Amazon worked; bookstores are a very viable market. Ebay worked; flea markets are common in every town. PayPal worked; everyone has a checking account.

There are also plenty of pet stores. Pets.com could have easily been a success if they had built their company properly.

What you're saying seems to validate the article's point: execute a proven "commodity" idea well, and you can succeed. Bet the company on an experimental vision, and you risk failure.


If you love pets and have great connections in that community

Building a pet community and then up selling stuff is an ok idea, but it's also a different idea than just creating a pet store online. Limiting yourself to just selling generic pet stuff without said community is a poor idea.

PS: If you go to pets.com now you see the second version, but they initial push was all about selling stuff and not building a community. The issue is one of trust, if you sell yourself as a store it's much harder to build a community than it is to have a community and then sell stuff (the good) stuff


Why limit yourself to shelling shoes online?


There is actually a lot to be said for selling shoes online.

Having a huge selection is extremely valuable.

It's a reasonably uniform product line with a high value to shipping cost. You can independently measure them so people can have a good idea if it will fit them etc. Unlike computer parts or toy's your inventory does not lose value quickly. And unlike jewelry it’s easy to figure out what it looks like from a picture. You are likely to be able to resell "returned" items without people noticing.


I think the comment by MS on the original site is worth a read. Basically: you need both a great idea and great execution.

Being tall won't guarantee that you'll be a great basketball player, but it's very, very difficult to be a great basketball player if you are not tall.


I'd love to read a good, impartial post-mortem of Pets.com. It's brought up in so many conversations about the .com era, but never with any concrete details.

I would assume that the big problem with pets.com was their execution. Just the amount they spent on advertising alone must have been almost impossible to recoup.


I agree that a good idea is necessary but not sufficient for success. But I think the article makes an important point in calling ideas a "commodity": what is more fungible than the same idea in two people's minds?

You can get good ideas for free. Excellence at execution is much more expensive.


Yes, all things being equal, the idea itself could impose an upper limit on success.

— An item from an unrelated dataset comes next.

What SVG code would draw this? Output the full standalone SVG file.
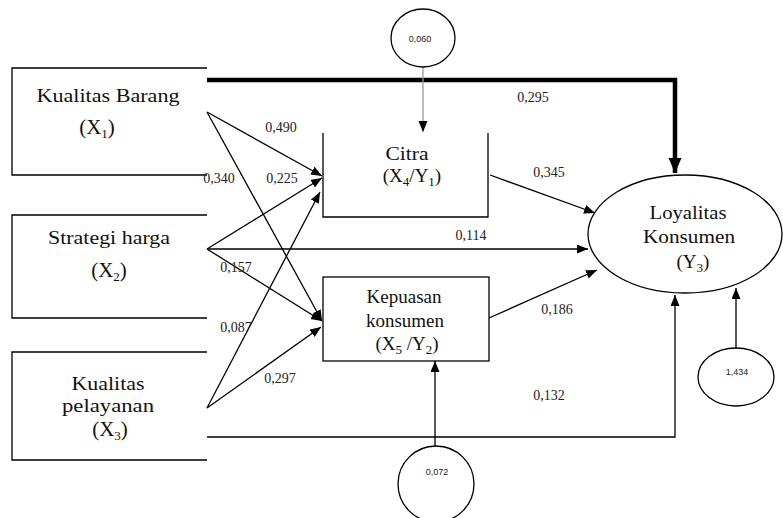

I find that the hard thing, at least for me, is coming up with a good idea that's also practically implementable under the particular constraints and context you happen to be in. I can come up with plenty of ideas that might be good in some context other than mine, and plenty of boring ideas that work in my context, but the combination of both is elusive. That's why I'm still working for other people and haven't tried to go into business for myself.


Concisely: you are more likely to succeed if you try to build a mousetrap better than if you try to build a better mousetrap.


Zuckerberg stole the idea for Facebook. So, you do need to worry about who you disclose your ideas to.


There's a much better way to say this that isn't controversial or link-bait. It's also very old.

"The devil is in the details."


That's really the contrapositive, though. That proverb says that "not understanding the details will lead to failure", but the article is saying "master the details if you want to win".

Different set of connotations. We want to find success, not Satan, in the specifics.


This is completely wrong for some obvious reasons

1. If ideas meant nothing there would be no patent and trade secrets.

2. Big companies are very good at execution but start-up still can compete against them. Most of the times because big companies don't have or don't value ideas that start-ups adopt.

3. Most people making this argument haven't had any great ideas themselves. "Ad hominem" attack but people need to reflect and make up articles.

4. Author is referring to iterating on initial idea as execution. I think, that is also part of creating idea not exactly execution.

Seed however small holds everything to generate a large tree. What is important? Soil and water or seed...


And what is execution but a series of related, more specific ideas? (plus capital)


Work. The difference is work or effort.

It doesn't matter if you have 50 excellent ideas each day, you are going to be outclassed by the guy who has one mediocre idea that he executes relentlessly.

Because that is the one quality that separates the successful from the unsuccessful: tenacity or perseverance. No matter what, you keep trying. Failure isn't a showstopper, just an indication that you need to modify your strategy. Keep plugging away at it and you to can find yourself with an overnight success after 10 years.


Work is just another form of capital, even if it's your own. I mean consider one person has an idea for a product, and they sketch out their requirements then employ engineers to build accordingly. Let's say another person has an idea then with their own skills builds a more successful product. Was the second person more successful because they worked harder than the first - no, because they didn't necessarily work any harder than the engineers that were commissioned. The difference, however, could be that along the way the solo worker came up with many additional ideas which he could then add to the project.

I agree with the notion that one great idea ALONE does not guarantee success. But that's different from saying ideas are worthless.


Sure, but there's a distinction between the ideas that set the goal itself and the ideas that inform the strategy that gets you to the goal.

The article is saying that a creative strategy toward any goal is superior to to a mediocre strategy toward a creative goal.


The title of this says it all when it comes to most (maybe even all) of the software patents I've run across (caveat: I've never dealt with serious software patents dealing with non-trivial algorithms like compression, encryption, etc.).

So many software and business process patents would have been thought of by so many different people, it only faced with the situation. So in that sense I think, yes, many, many ideas are really commodities. Where ideas are not commodities are, for instance, breakthroughs in logic like Haskell Curry or Kurt Goedel made.


A similar post by Scott Adams 2 weeks prior:

http://dilbert.com/blog/entry/the_value_of_ideas/


"through a management team with superior execution intelligence"

Isn't that just a more fancy way of saying "a management team with ideas"?